For those not working the last half Christmas eve: (Hopefully most)
Chelsea PD put out a BOLO shortly after 2 a.m.:

Chelsea reports numerous B&amp;E's in their city tonight. Suspect description given out on BAPERN 3 was for a heavyset white male in a red suit with a white beard. Last seen fleeing across rooftops in a sleigh pulled by reindeer. 
Every area community acknowledged with a few quips thrown in, until 
State Boston called out that they had that suspect in custody, what do you want done with the reindeer ?
Leave it those troopers, man........

It was pretty funny.
Happy Christmas to all and to all a good night !
5 more hours to go.......


----------



## MCPD617 (Oct 4, 2004)

hahaha...I wish I heard that


----------



## Foxracingmtnridr (Feb 23, 2003)

That's great. Some of the stuff you hear on the radio some night's is hilarious.

Like the night the Sox won against NY i think, they were in at fenway and one of the officers called in that there were bottles getting thrown at them and the dispatcher goes from where sir and the officer goes Ummm.... The Sky...

Ha ha it was hilarious.

Scott unk:


----------



## pickels (Jul 1, 2002)

:L: :L:


----------



## FSCPD902 (Sep 28, 2003)

haha that is classic... :lol:


----------



## Foxracingmtnridr (Feb 23, 2003)

The best part of it was it was superintendent O'Toole on the radio too. It was funny as hell. He just doesn't care at all when he's on the radio and tv I like that in a guy at his level. The"F#*k em if they can't take a joke" kinda look on things.

Scott c:


----------



## stm4710 (Jul 6, 2004)

> had that suspect in custody, what do you want done with the reindeer ?
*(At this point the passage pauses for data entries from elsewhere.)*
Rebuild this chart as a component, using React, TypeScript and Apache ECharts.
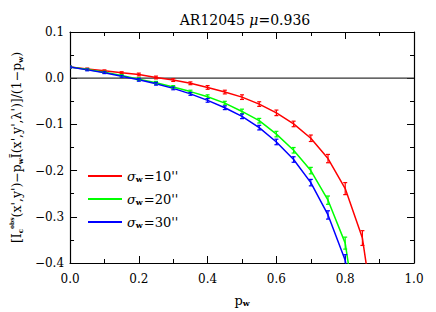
import React, { useEffect, useRef } from "react";
import * as echarts from "echarts";

const pw = [0, 0.05, 0.1, 0.15, 0.2, 0.25, 0.3, 0.35, 0.4, 0.45, 0.5, 0.55, 0.6, 0.65, 0.7, 0.75, 0.8, 0.85, 0.9];
const red = [0.024, 0.02, 0.016, 0.012, 0.008, 0.0015, -0.004, -0.011, -0.02, -0.03, -0.041, -0.056, -0.075, -0.099, -0.13, -0.174, -0.239, -0.346, -0.6];
const redErr = [0.002, 0.002, 0.002, 0.002, 0.003, 0.003, 0.003, 0.003, 0.004, 0.004, 0.005, 0.005, 0.006, 0.006, 0.007, 0.009, 0.013, 0.016, 0.02];
const green = [0.024, 0.019, 0.013, 0.006, -0.002, -0.01, -0.019, -0.029, -0.04, -0.054, -0.072, -0.092, -0.121, -0.156, -0.2, -0.264, -0.357, -0.6];
const greenErr = [0.002, 0.002, 0.002, 0.002, 0.003, 0.003, 0.003, 0.003, 0.004, 0.004, 0.005, 0.005, 0.006, 0.006, 0.007, 0.009, 0.013, 0.02];
const blue = [0.024, 0.018, 0.012, 0.004, -0.0035, -0.012, -0.022, -0.034, -0.048, -0.064, -0.0825, -0.107, -0.138, -0.176, -0.226, -0.296, -0.394, -0.62];
const blueErr = [0.002, 0.002, 0.002, 0.002, 0.003, 0.003, 0.003, 0.003, 0.004, 0.004, 0.005, 0.005, 0.006, 0.006, 0.007, 0.009, 0.012, 0.02];
const seriesNames = ["s10", "s20", "s30"];
const seriesLabels = ["10''", "20''", "30''"];
const colors = ["#ff0000", "#00ff00", "#0000ff"];

const FONT = "DejaVu Serif";

function pairs(vals: number[]) {
  return vals.map((v, i) => [pw[i], v]);
}
function errData(vals: number[], errs: number[]) {
  return vals.map((v, i) => [pw[i], v - errs[i], v + errs[i]]);
}

export default function App() {
  const ref = useRef<HTMLDivElement>(null);
  useEffect(() => {
    const chart = echarts.init(ref.current!, undefined, { renderer: "svg" });
    const errRender = (color: string) => (params: any, api: any) => {
      const x = api.value(0);
      const lo = api.coord([x, api.value(1)]);
      const hi = api.coord([x, api.value(2)]);
      const w = 2;
      const style = { stroke: color, lineWidth: 1.2 };
      return {
        type: "group",
        children: [
          { type: "line", shape: { x1: lo[0], y1: lo[1], x2: hi[0], y2: hi[1] }, style },
          { type: "line", shape: { x1: lo[0] - w, y1: lo[1], x2: lo[0] + w, y2: lo[1] }, style },
          { type: "line", shape: { x1: hi[0] - w, y1: hi[1], x2: hi[0] + w, y2: hi[1] }, style },
        ],
      };
    };
    const valsList = [red, green, blue];
    const errList = [redErr, greenErr, blueErr];
    const lineSeries: any[] = valsList.map((vals, k) => ({
      name: seriesNames[k],
      type: "line",
      data: pairs(vals),
      showSymbol: false,
      symbol: "none",
      lineStyle: { color: colors[k], width: 1.5 },
      itemStyle: { color: colors[k] },
      clip: true,
      z: 3,
    }));
    const errSeries: any[] = valsList.map((vals, k) => ({
      type: "custom",
      data: errData(vals, errList[k]),
      renderItem: errRender(colors[k]),
      clip: true,
      encode: { x: 0, y: [1, 2] },
      z: 4,
    }));
    const axisLine = { show: true, onZero: false, lineStyle: { color: "#000", width: 1.2 } };
    const labelStyle = { fontFamily: FONT, fontSize: 12, color: "#000" };
    const tick = { show: true, inside: true, length: 7, lineStyle: { color: "#000" } };
    const minor = { show: true, splitNumber: 2, length: 4, lineStyle: { color: "#000" } };
    chart.setOption({
      animation: false,
      backgroundColor: "#fff",
      title: {
        text: "{n|AR12045 }{i|μ}{n|=0.936}",
        left: 240,
        textAlign: "center",
        top: 8,
        textStyle: {
          fontWeight: "normal",
          rich: {
            n: { fontFamily: FONT, fontSize: 14, fontWeight: "normal", color: "#000" },
            i: { fontFamily: FONT, fontSize: 14, fontWeight: "normal", fontStyle: "italic", color: "#000" },
          },
        },
      },
      legend: {
        orient: "vertical",
        left: 83,
        top: 164,
        itemWidth: 34,
        itemHeight: 2,
        itemGap: 9,
        icon: "rect",
        data: seriesNames,
        formatter: (name: string) => {
          const i = seriesNames.indexOf(name);
          return "{s|σ}{w|w}{n|=" + seriesLabels[i] + "}";
        },
        textStyle: {
          rich: {
            s: { fontFamily: FONT, fontSize: 13, fontStyle: "italic", color: "#000", lineHeight: 14, verticalAlign: "middle" },
            w: { fontFamily: FONT, fontSize: 8, fontWeight: "bold", color: "#000", verticalAlign: "bottom", lineHeight: 14, padding: [6, 1, 0, 0] },
            n: { fontFamily: FONT, fontSize: 13, color: "#000", lineHeight: 14, verticalAlign: "middle" },
          },
        },
      },
      grid: { left: 66, right: 22, top: 32, bottom: 48 },
      xAxis: [
        {
          type: "value",
          min: 0,
          max: 1,
          interval: 0.2,
          position: "bottom",
          axisLine,
          axisTick: tick,
          minorTick: minor,
          splitLine: { show: false },
          axisLabel: { ...labelStyle, margin: 10, formatter: (v: number) => v.toFixed(1) },
          name: "{n|p}{w|w}",
          nameLocation: "middle",
          nameGap: 30,
          nameTextStyle: {
            rich: {
              n: { fontFamily: FONT, fontSize: 13, color: "#000", lineHeight: 14, verticalAlign: "middle" },
              w: { fontFamily: FONT, fontSize: 8, fontWeight: "bold", color: "#000", lineHeight: 14, verticalAlign: "bottom", padding: [6, 0, 0, 0] },
            },
          },
        },
        {
          type: "value",
          min: 0,
          max: 1,
          interval: 0.2,
          position: "top",
          axisLine,
          axisTick: tick,
          minorTick: minor,
          splitLine: { show: false },
          axisLabel: { show: false },
        },
      ],
      yAxis: [
        {
          type: "value",
          min: -0.4,
          max: 0.1,
          interval: 0.1,
          position: "left",
          axisLine,
          axisTick: tick,
          minorTick: minor,
          splitLine: { show: false },
          axisLabel: {
            ...labelStyle,
            margin: 6,
            formatter: (v: number) => (Math.abs(v) < 1e-9 ? "0.0" : v.toFixed(1).replace("-", "−")),
          },
          name:
            "{n|[I}{sub|c}{sup|obs}{n|(x',y')−p}{sub|w}{n|Ĩ(x',y',λ')]/(1−p}{sub|w}{n|)}",
          nameLocation: "middle",
          nameGap: 45,
          nameRotate: 90,
          nameTextStyle: {
            rich: {
              n: { fontFamily: FONT, fontSize: 12.5, color: "#000", lineHeight: 16, verticalAlign: "middle" },
              sub: { fontFamily: FONT, fontSize: 7, fontWeight: "bold", color: "#000", lineHeight: 16, verticalAlign: "bottom", padding: [7, 0, 0, 0] },
              sup: { fontFamily: FONT, fontSize: 6, fontWeight: "bold", color: "#000", lineHeight: 16, verticalAlign: "top", padding: [0, 0, 7, 0] },
            },
          },
        },
        {
          type: "value",
          min: -0.4,
          max: 0.1,
          interval: 0.1,
          position: "right",
          axisLine,
          axisTick: tick,
          minorTick: minor,
          splitLine: { show: false },
          axisLabel: { show: false },
        },
      ],
      series: [
        {
          type: "line",
          data: [[0, 0], [1, 0]],
          symbol: "none",
          lineStyle: { color: "#333", width: 1.2 },
          silent: true,
          z: 2,
        },
        ...lineSeries,
        ...errSeries,
      ],
    });
    return () => chart.dispose();
  }, []);
  return <div ref={ref} style={{ position: "fixed", left: 0, top: 0, width: 436, height: 312 }} />;
}
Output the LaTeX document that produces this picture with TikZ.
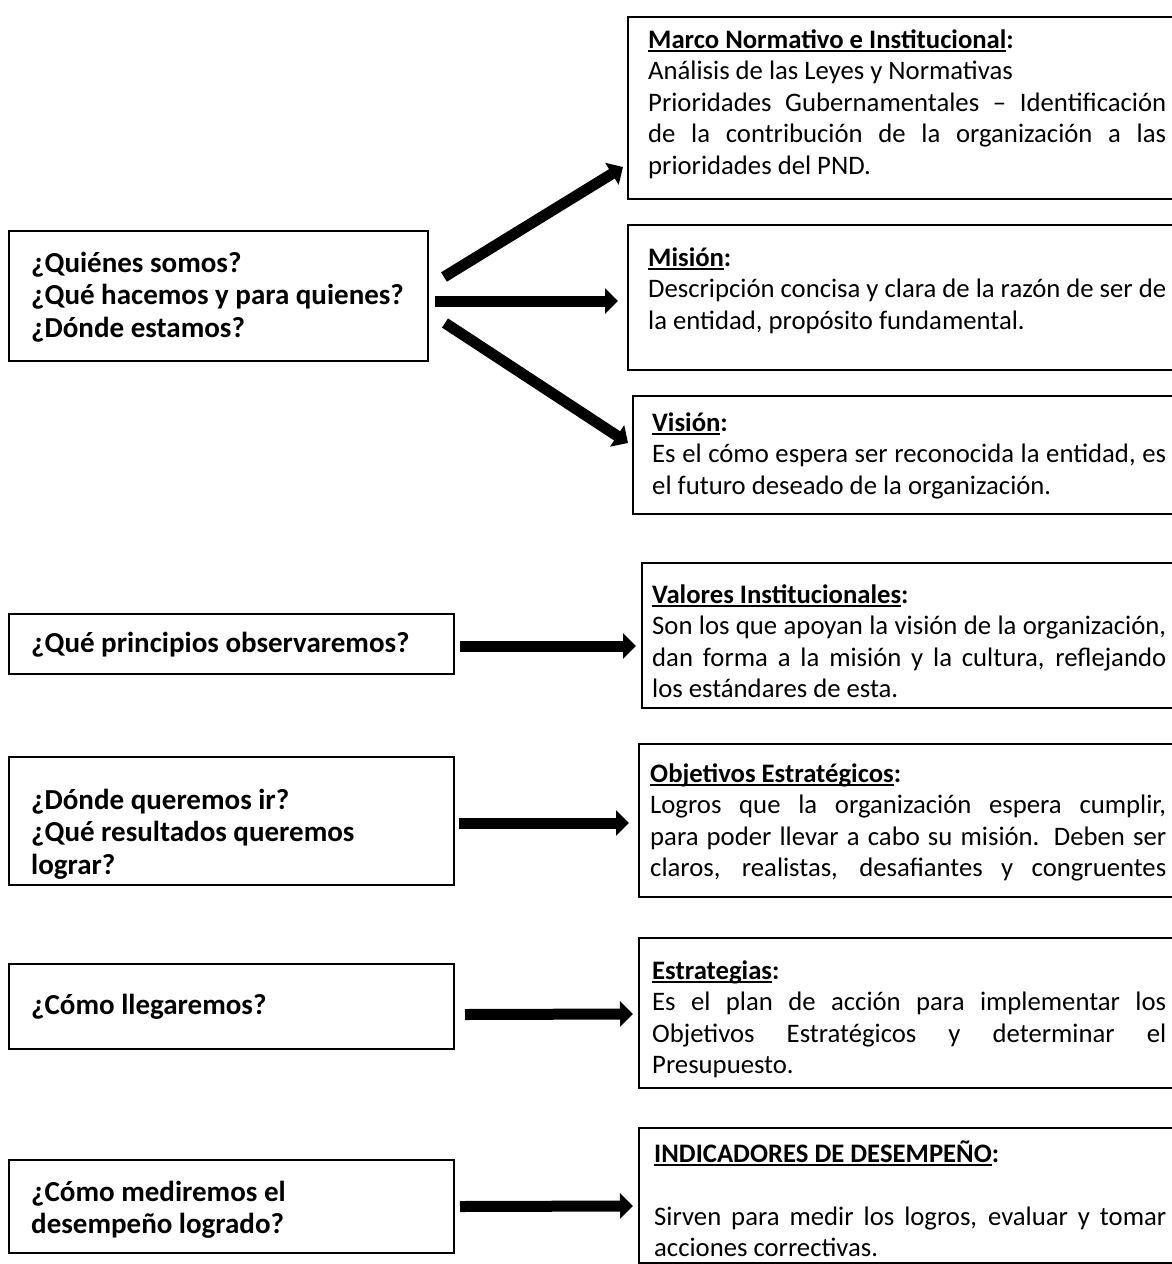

 Call the poaching squad from Marlbourogh :roll:


----------



## Foxracingmtnridr (Feb 23, 2003)

nfire: :L: 
That's F'in great!!

Scott c:


----------



## mef245 (Sep 19, 2004)

SAPD";p="50249 said:


> That's great. Some of the stuff you hear on the radio some night's is hilarious.
> 
> Like the night the Sox won against NY i think, they were in at fenway and one of the officers called in that there were bottles getting thrown at them and the dispatcher goes from where sir and the officer goes Ummm.... The Sky...
> --------------
> I was there for that; started Brookline ave right at Fenway and pushed 'em all the way down past the Landmark building.....it was pretty wild.


----------



## Pancakeman (May 18, 2003)

For those of you who have worked the last halves for years can not forget the Christmas words of wisdom Boston Police Dispatcher *POLICE OFFICER JJ BROWN *always sends out. He would make everyone laugh during the last half shift on christmas eve. I believe *JJ BROWN *who knows where you are when your in the sh*t while working.........has had a heart attack and is recooperating presently.


----------